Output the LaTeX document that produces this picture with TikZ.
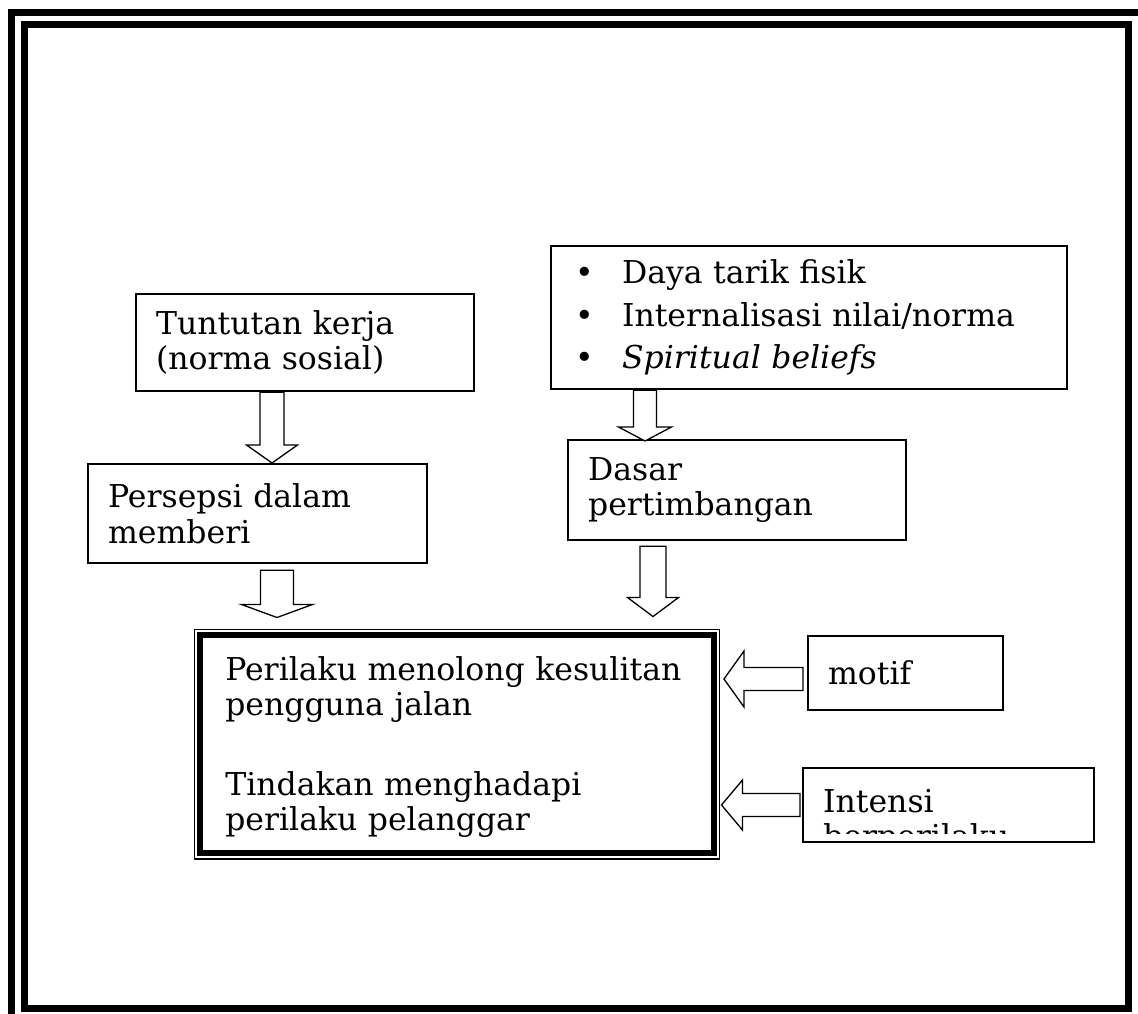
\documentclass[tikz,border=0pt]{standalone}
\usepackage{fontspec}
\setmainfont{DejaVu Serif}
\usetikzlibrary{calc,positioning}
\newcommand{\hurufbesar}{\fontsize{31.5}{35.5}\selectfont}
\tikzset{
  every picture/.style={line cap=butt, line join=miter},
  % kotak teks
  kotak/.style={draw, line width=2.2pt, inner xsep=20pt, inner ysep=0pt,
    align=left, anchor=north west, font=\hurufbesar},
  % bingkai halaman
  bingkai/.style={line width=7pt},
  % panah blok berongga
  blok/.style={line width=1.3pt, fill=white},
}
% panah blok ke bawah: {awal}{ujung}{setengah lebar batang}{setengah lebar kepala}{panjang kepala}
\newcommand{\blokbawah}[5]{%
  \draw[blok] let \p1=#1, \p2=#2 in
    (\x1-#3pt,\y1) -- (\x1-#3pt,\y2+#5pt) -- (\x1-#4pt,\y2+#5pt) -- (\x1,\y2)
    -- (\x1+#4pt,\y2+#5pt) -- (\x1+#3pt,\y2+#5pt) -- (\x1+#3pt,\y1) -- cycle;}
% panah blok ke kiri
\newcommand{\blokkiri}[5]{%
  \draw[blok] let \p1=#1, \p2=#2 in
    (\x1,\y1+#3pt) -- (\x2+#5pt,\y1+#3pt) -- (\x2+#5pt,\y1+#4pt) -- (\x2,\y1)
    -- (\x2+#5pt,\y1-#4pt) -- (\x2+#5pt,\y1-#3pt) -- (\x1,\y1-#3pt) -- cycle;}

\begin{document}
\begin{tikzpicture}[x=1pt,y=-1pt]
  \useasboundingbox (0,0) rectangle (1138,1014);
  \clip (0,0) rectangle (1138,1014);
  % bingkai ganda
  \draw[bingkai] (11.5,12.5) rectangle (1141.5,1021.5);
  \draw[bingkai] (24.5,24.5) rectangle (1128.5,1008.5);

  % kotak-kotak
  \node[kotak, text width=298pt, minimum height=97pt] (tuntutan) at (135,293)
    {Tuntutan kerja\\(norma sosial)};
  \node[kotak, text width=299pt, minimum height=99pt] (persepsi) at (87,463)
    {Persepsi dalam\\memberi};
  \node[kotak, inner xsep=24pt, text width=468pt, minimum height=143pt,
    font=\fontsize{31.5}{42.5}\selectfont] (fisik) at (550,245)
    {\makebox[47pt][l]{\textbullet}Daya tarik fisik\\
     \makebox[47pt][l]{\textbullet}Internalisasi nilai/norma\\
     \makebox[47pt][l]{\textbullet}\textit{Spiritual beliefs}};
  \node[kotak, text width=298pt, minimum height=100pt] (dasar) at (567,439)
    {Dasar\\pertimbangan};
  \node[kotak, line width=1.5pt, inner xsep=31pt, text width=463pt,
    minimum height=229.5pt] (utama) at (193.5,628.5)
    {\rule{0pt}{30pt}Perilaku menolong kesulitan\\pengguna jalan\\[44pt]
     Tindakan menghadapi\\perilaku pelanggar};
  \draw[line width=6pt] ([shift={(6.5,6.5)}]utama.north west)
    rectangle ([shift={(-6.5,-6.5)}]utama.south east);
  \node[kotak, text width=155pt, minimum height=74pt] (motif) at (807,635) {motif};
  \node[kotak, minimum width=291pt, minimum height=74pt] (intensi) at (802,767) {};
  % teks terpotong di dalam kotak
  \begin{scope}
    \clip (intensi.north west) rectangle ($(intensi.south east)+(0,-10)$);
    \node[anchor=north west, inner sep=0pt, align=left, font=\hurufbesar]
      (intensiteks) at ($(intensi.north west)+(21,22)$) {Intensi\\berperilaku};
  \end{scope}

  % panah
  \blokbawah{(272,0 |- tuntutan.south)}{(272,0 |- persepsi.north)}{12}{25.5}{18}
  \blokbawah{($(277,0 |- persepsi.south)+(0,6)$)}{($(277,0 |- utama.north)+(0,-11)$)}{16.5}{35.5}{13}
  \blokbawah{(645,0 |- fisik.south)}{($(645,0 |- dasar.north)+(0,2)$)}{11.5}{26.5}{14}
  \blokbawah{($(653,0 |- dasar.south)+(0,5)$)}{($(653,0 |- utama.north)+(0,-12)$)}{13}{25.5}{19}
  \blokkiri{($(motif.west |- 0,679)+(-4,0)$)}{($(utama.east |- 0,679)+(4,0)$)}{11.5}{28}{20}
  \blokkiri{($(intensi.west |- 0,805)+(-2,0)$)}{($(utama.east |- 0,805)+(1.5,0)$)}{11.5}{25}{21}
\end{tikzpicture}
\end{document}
────────────────
▶ **INSTRUCTIONS FOR THE TASK**: Exactly restate the lines from the beginning of the data through the line with "(24.5,24.5) rectangle (1128.5,1008.5);", and no others, keeping pictures out.

▶ **FINAL RESULT**:
Output the LaTeX document that produces this picture with TikZ.
\documentclass[tikz,border=0pt]{standalone}
\usepackage{fontspec}
\setmainfont{DejaVu Serif}
\usetikzlibrary{calc,positioning}
\newcommand{\hurufbesar}{\fontsize{31.5}{35.5}\selectfont}
\tikzset{
  every picture/.style={line cap=butt, line join=miter},
  % kotak teks
  kotak/.style={draw, line width=2.2pt, inner xsep=20pt, inner ysep=0pt,
    align=left, anchor=north west, font=\hurufbesar},
  % bingkai halaman
  bingkai/.style={line width=7pt},
  % panah blok berongga
  blok/.style={line width=1.3pt, fill=white},
}
% panah blok ke bawah: {awal}{ujung}{setengah lebar batang}{setengah lebar kepala}{panjang kepala}
\newcommand{\blokbawah}[5]{%
  \draw[blok] let \p1=#1, \p2=#2 in
    (\x1-#3pt,\y1) -- (\x1-#3pt,\y2+#5pt) -- (\x1-#4pt,\y2+#5pt) -- (\x1,\y2)
    -- (\x1+#4pt,\y2+#5pt) -- (\x1+#3pt,\y2+#5pt) -- (\x1+#3pt,\y1) -- cycle;}
% panah blok ke kiri
\newcommand{\blokkiri}[5]{%
  \draw[blok] let \p1=#1, \p2=#2 in
    (\x1,\y1+#3pt) -- (\x2+#5pt,\y1+#3pt) -- (\x2+#5pt,\y1+#4pt) -- (\x2,\y1)
    -- (\x2+#5pt,\y1-#4pt) -- (\x2+#5pt,\y1-#3pt) -- (\x1,\y1-#3pt) -- cycle;}

\begin{document}
\begin{tikzpicture}[x=1pt,y=-1pt]
  \useasboundingbox (0,0) rectangle (1138,1014);
  \clip (0,0) rectangle (1138,1014);
  % bingkai ganda
  \draw[bingkai] (11.5,12.5) rectangle (1141.5,1021.5);
  \draw[bingkai] (24.5,24.5) rectangle (1128.5,1008.5);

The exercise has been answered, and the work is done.